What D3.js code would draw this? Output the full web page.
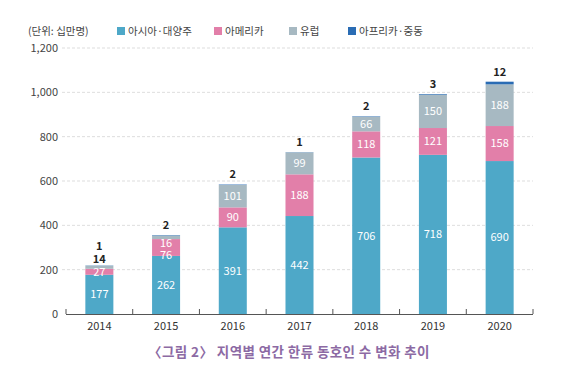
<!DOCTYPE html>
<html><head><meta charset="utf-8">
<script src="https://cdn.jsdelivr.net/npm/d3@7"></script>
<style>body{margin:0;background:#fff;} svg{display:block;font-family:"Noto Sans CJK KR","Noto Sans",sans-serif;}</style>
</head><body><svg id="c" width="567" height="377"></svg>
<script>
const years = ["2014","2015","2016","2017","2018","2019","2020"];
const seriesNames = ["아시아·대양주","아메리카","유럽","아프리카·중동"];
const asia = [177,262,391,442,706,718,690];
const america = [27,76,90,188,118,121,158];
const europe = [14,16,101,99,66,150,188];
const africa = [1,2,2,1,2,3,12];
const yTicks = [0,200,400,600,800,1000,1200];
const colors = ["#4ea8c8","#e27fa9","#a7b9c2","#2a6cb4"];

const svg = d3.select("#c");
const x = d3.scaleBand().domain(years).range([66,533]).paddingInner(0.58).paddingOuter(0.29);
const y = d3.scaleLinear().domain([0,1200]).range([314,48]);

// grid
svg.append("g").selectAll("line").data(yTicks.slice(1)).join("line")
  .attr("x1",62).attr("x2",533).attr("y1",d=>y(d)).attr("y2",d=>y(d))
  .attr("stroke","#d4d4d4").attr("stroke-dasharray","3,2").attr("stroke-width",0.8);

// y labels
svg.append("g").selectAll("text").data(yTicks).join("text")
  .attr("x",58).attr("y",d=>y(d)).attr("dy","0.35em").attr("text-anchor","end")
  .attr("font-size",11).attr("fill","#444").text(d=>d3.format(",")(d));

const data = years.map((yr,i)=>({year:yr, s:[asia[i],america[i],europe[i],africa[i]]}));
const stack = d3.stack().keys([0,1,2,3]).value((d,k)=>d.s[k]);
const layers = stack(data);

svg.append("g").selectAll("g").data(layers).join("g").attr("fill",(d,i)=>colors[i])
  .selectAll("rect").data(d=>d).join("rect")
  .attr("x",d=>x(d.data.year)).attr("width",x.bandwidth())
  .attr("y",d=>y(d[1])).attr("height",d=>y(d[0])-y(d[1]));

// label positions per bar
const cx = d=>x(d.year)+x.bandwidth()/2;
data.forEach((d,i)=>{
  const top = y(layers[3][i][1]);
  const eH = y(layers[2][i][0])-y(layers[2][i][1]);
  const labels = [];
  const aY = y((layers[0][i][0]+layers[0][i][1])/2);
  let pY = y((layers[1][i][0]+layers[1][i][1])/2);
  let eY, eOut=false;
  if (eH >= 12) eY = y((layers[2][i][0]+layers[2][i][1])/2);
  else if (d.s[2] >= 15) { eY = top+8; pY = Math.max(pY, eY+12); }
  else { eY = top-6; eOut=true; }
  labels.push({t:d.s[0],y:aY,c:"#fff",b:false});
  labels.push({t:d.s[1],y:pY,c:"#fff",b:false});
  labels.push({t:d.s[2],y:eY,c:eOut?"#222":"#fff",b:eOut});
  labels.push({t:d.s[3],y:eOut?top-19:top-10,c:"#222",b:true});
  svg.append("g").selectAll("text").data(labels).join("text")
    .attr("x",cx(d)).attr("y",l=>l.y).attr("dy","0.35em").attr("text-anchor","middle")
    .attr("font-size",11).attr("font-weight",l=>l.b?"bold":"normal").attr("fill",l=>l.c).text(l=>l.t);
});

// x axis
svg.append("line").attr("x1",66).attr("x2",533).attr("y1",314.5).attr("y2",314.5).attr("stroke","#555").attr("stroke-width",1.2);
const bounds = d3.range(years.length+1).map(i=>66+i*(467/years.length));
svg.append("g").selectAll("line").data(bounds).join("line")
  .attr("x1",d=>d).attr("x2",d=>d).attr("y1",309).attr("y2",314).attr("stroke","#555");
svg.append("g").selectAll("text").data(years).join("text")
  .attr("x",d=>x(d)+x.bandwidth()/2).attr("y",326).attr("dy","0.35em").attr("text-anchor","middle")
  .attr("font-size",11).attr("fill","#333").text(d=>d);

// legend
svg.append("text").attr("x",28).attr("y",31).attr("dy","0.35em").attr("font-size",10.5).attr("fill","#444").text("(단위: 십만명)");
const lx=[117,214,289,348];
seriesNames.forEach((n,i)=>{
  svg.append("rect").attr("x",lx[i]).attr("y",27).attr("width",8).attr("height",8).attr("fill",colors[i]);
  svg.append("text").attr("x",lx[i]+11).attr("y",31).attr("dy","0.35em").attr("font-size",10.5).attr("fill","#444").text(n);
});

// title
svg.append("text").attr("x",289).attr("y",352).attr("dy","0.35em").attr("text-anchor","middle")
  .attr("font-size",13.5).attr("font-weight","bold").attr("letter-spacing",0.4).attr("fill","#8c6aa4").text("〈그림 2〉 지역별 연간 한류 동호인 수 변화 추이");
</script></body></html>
--- --- ---
## [EXERCISE GOAL]
Restate, line by line and word for word, everything from the top of the material through the line that contains "const y = d3.scaleLinear().domain([0,1200]).range([314,48]);". Leave pictures out.

## [WRITTEN REPLY]
What D3.js code would draw this? Output the full web page.
<!DOCTYPE html>
<html><head><meta charset="utf-8">
<script src="https://cdn.jsdelivr.net/npm/d3@7"></script>
<style>body{margin:0;background:#fff;} svg{display:block;font-family:"Noto Sans CJK KR","Noto Sans",sans-serif;}</style>
</head><body><svg id="c" width="567" height="377"></svg>
<script>
const years = ["2014","2015","2016","2017","2018","2019","2020"];
const seriesNames = ["아시아·대양주","아메리카","유럽","아프리카·중동"];
const asia = [177,262,391,442,706,718,690];
const america = [27,76,90,188,118,121,158];
const europe = [14,16,101,99,66,150,188];
const africa = [1,2,2,1,2,3,12];
const yTicks = [0,200,400,600,800,1000,1200];
const colors = ["#4ea8c8","#e27fa9","#a7b9c2","#2a6cb4"];

const svg = d3.select("#c");
const x = d3.scaleBand().domain(years).range([66,533]).paddingInner(0.58).paddingOuter(0.29);
const y = d3.scaleLinear().domain([0,1200]).range([314,48]);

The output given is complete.